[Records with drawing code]
-*-

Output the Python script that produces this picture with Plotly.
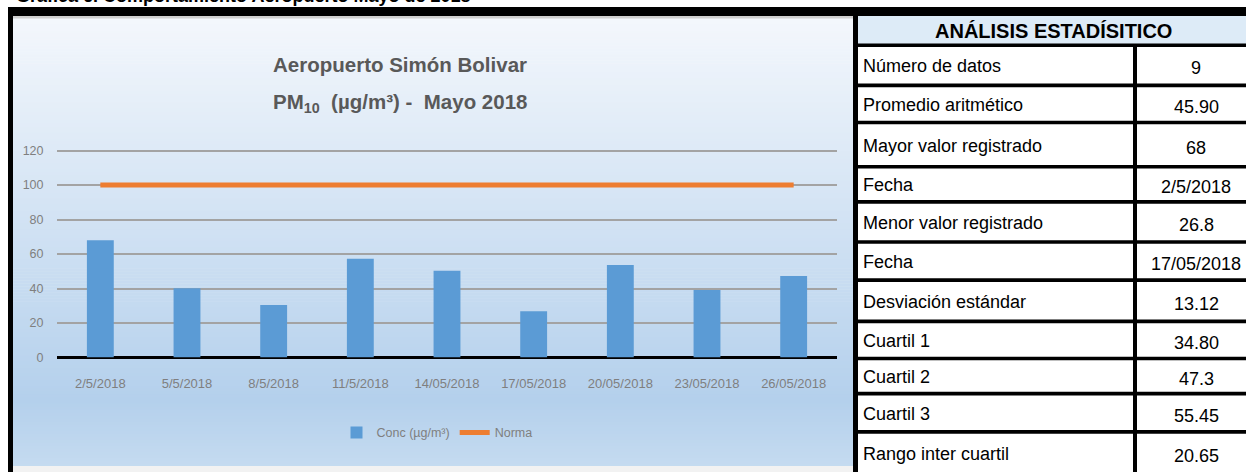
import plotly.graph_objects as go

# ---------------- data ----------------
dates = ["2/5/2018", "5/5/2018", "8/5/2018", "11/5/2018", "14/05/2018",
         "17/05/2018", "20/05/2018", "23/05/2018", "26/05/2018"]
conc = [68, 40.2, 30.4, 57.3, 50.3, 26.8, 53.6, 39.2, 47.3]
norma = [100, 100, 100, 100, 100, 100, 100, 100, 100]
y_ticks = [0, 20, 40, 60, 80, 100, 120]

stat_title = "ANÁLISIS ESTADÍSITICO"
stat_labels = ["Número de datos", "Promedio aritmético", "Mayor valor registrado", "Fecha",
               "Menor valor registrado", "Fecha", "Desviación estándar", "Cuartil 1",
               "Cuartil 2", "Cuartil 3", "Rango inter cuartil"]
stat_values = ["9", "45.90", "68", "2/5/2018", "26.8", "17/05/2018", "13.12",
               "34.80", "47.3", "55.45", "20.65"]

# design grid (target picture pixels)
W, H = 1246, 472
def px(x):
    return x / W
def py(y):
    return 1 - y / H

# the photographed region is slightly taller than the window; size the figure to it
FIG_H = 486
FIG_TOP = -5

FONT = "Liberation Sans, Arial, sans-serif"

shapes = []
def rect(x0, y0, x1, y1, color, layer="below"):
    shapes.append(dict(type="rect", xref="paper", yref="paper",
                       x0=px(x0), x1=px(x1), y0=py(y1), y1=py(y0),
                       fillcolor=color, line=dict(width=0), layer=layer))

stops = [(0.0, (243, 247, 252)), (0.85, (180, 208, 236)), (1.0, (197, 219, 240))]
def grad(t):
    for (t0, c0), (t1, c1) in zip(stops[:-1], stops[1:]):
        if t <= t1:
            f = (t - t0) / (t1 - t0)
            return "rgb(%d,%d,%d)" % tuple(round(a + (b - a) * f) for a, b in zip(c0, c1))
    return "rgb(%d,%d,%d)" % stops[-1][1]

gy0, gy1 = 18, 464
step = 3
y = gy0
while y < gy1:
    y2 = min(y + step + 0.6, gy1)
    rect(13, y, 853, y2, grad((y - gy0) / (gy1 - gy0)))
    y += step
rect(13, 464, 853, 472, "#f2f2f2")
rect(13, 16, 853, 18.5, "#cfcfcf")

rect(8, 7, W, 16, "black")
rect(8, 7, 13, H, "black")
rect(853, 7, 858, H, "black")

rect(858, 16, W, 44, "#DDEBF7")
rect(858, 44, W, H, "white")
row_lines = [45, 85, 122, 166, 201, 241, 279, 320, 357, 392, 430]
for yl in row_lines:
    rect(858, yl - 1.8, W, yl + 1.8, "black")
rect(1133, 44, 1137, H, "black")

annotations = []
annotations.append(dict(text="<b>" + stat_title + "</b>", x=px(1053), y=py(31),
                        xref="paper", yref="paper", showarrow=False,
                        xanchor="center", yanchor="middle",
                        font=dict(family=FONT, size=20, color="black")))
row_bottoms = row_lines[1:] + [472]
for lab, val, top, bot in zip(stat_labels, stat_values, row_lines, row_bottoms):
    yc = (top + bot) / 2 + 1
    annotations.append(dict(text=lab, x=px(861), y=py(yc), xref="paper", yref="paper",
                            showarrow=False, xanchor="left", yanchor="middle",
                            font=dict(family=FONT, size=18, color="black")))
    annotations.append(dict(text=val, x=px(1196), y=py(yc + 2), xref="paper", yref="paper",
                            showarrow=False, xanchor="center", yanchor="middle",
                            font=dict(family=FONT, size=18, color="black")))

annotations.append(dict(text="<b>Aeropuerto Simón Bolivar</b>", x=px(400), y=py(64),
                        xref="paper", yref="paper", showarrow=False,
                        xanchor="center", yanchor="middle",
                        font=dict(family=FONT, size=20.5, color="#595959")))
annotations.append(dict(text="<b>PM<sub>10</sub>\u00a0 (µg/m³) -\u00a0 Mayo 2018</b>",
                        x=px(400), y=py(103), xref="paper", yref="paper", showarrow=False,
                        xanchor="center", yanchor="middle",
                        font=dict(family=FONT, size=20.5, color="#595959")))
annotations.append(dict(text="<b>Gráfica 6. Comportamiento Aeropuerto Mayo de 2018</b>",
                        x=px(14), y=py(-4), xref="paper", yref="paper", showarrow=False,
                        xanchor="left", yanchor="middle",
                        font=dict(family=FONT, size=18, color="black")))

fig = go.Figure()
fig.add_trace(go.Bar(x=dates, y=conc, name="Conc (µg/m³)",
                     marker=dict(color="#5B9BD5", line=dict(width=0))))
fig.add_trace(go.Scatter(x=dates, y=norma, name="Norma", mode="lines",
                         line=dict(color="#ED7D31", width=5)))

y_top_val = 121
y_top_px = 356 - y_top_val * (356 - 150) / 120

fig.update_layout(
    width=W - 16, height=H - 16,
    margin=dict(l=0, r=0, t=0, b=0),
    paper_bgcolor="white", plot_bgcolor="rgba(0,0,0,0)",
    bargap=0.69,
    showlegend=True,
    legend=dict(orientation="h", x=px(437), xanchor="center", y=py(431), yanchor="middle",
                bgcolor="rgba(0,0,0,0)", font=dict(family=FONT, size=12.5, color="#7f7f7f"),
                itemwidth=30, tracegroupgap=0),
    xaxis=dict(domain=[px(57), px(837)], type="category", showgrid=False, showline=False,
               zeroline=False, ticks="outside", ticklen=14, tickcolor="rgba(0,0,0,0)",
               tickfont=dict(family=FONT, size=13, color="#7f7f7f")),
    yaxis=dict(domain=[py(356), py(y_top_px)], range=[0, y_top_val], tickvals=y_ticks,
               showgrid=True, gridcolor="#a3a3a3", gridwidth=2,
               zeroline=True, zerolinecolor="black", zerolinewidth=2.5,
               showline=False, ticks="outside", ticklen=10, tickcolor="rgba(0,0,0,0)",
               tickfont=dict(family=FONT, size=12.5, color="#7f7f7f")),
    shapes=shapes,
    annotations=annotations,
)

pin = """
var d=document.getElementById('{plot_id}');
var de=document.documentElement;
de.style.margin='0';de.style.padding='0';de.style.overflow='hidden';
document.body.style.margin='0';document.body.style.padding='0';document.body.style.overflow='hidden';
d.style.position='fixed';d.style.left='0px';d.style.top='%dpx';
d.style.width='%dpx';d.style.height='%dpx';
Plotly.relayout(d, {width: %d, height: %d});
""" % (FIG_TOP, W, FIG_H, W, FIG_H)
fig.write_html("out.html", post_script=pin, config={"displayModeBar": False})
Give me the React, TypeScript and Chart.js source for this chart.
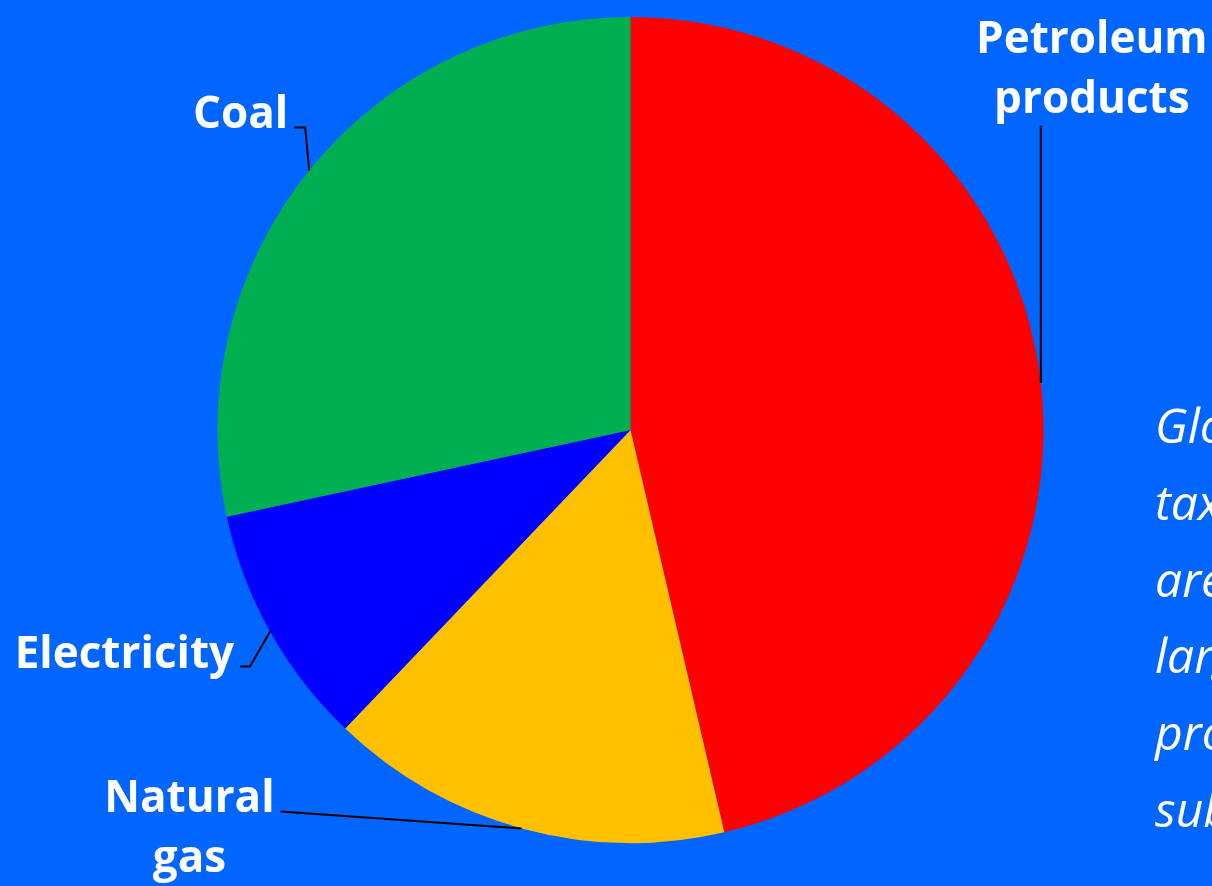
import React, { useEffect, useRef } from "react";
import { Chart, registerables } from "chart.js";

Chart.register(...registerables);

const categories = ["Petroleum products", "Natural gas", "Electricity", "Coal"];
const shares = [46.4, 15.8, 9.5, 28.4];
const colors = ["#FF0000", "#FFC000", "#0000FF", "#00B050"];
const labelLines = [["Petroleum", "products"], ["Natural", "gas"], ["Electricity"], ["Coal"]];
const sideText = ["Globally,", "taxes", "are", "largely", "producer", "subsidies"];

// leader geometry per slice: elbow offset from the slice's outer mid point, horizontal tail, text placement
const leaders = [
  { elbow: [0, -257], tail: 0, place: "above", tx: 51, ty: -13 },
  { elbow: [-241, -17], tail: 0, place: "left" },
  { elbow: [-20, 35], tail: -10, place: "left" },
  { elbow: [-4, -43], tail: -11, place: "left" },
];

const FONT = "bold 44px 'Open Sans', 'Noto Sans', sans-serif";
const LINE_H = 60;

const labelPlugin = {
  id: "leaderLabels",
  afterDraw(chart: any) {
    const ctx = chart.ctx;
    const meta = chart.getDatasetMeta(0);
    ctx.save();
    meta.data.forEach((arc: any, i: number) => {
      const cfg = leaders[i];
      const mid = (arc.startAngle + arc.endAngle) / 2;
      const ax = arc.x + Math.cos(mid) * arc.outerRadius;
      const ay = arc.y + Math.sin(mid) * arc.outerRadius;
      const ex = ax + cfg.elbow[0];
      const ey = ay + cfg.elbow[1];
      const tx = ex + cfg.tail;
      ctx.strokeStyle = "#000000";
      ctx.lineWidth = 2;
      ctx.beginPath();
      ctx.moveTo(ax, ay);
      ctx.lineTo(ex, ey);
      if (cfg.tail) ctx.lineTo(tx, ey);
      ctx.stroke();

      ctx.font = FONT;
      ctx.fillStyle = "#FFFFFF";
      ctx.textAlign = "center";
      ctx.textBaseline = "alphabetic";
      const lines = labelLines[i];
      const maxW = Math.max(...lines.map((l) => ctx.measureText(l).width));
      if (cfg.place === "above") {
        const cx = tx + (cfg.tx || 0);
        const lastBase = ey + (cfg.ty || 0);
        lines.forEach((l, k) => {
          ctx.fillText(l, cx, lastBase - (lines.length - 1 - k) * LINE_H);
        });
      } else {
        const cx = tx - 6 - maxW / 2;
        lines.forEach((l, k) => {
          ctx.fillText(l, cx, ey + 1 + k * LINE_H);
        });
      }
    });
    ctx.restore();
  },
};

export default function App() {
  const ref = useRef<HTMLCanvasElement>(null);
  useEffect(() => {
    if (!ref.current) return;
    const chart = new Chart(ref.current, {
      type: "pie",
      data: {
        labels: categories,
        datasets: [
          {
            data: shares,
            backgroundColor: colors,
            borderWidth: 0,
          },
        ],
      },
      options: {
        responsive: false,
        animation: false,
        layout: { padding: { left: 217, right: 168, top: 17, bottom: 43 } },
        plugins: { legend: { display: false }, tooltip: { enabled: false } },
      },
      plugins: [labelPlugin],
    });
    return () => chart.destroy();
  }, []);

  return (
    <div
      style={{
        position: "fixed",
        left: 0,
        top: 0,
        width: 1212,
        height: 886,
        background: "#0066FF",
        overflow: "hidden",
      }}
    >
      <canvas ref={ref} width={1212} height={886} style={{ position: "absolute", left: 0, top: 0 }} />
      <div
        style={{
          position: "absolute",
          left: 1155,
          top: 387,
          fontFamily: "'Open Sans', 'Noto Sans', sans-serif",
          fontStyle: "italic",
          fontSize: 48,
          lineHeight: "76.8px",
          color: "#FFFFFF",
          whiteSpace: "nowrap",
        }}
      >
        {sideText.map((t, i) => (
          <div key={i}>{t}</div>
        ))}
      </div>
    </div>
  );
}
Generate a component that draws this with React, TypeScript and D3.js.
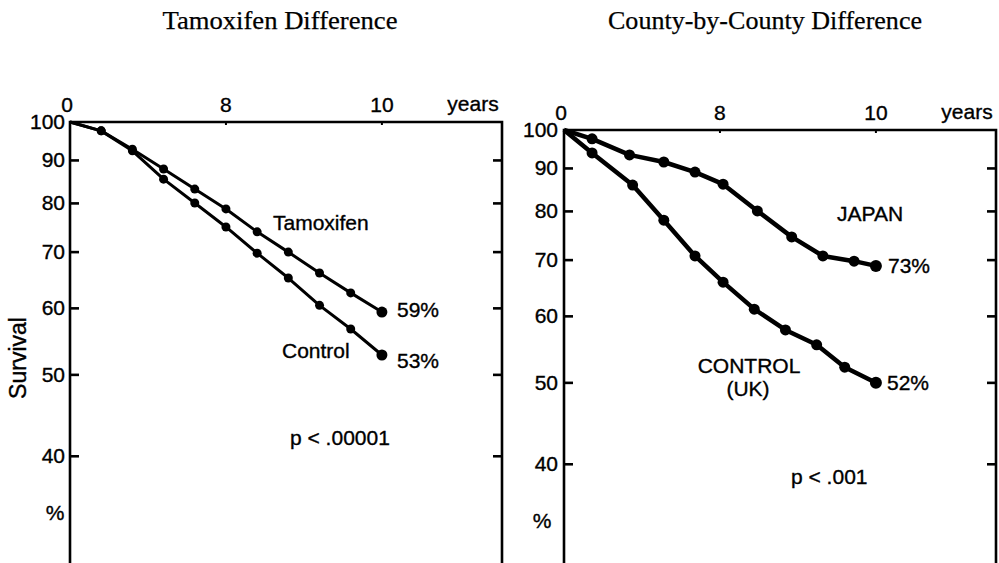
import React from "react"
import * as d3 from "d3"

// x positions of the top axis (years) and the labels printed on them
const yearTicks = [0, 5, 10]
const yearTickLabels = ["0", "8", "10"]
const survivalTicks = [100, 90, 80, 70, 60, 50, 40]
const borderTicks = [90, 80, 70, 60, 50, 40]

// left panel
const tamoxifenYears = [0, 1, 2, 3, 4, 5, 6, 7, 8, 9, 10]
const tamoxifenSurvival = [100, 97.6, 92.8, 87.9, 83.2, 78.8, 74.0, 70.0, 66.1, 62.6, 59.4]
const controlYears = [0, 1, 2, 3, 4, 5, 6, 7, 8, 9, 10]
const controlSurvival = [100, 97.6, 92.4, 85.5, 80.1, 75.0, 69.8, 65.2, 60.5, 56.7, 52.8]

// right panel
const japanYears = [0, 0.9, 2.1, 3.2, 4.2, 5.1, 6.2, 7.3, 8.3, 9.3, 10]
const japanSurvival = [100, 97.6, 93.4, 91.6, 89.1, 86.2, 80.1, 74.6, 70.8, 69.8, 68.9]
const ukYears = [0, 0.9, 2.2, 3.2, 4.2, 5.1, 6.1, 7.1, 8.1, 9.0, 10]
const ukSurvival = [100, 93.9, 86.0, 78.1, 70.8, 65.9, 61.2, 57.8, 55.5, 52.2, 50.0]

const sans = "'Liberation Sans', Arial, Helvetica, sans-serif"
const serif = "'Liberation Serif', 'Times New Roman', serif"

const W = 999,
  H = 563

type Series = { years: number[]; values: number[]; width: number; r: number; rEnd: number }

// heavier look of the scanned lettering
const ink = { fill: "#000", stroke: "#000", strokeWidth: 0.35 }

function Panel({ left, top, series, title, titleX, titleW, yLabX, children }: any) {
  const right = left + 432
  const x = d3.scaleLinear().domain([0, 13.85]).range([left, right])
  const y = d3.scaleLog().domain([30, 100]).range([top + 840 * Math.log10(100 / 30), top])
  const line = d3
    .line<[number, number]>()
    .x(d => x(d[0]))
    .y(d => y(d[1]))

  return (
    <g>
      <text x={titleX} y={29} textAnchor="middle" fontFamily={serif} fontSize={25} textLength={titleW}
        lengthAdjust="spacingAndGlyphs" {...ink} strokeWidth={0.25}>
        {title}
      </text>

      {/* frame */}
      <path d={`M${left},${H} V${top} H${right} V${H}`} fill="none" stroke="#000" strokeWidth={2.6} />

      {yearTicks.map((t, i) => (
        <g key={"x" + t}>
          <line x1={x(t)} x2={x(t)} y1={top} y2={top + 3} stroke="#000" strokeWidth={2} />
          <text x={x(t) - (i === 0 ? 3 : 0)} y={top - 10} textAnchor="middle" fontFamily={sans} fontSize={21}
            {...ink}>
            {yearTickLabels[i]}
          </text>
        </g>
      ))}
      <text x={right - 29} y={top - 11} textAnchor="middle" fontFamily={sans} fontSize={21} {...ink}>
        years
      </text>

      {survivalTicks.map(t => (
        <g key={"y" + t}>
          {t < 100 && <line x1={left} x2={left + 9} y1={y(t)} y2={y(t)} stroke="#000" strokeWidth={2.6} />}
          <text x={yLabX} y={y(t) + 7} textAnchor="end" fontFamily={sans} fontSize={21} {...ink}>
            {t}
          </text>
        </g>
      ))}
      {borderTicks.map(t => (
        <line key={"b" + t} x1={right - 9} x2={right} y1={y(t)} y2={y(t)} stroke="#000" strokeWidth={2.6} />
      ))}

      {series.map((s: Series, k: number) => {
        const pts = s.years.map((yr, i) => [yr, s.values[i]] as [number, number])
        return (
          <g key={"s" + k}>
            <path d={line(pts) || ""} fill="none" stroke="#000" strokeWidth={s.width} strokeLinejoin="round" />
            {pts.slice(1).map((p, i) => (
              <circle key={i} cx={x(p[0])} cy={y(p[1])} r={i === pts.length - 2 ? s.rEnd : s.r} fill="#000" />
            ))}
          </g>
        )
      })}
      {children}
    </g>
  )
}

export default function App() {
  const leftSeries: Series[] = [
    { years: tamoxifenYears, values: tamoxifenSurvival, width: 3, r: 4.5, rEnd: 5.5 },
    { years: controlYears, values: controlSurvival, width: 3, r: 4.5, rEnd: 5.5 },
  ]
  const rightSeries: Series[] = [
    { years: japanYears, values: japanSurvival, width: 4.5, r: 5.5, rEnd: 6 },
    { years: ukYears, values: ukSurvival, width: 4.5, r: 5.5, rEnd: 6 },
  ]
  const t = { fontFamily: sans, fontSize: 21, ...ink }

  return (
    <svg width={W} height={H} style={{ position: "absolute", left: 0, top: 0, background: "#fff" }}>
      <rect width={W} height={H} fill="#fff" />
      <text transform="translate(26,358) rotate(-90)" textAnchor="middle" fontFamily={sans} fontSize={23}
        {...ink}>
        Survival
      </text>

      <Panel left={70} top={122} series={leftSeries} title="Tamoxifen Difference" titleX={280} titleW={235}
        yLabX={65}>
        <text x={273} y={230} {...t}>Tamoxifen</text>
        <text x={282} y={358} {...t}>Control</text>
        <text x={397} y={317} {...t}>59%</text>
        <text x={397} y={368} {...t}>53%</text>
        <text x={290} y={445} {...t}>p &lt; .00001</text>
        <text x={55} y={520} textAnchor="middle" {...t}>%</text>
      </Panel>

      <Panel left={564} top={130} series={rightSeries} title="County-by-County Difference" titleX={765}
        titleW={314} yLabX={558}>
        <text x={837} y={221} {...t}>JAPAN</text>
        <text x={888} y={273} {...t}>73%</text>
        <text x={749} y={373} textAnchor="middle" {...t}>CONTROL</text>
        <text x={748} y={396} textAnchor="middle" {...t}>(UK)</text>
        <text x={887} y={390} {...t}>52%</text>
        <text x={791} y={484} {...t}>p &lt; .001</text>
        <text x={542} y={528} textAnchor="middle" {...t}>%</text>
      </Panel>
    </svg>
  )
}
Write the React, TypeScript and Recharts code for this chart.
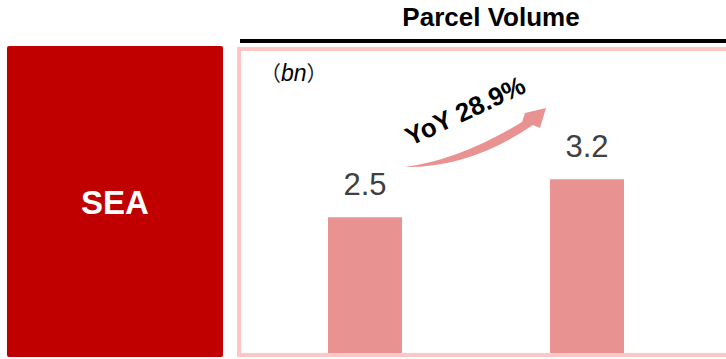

-*-

**Aim:**
Find all lines holding the string "React" and copy them.

**Answer to this exercise:**
Give me the React, TypeScript and Chart.js source for this chart.
import React, { useEffect, useRef } from "react";
Generate a component that draws this with React, TypeScript and D3.js.
import React from "react"
Write the React, TypeScript and Recharts code for this chart.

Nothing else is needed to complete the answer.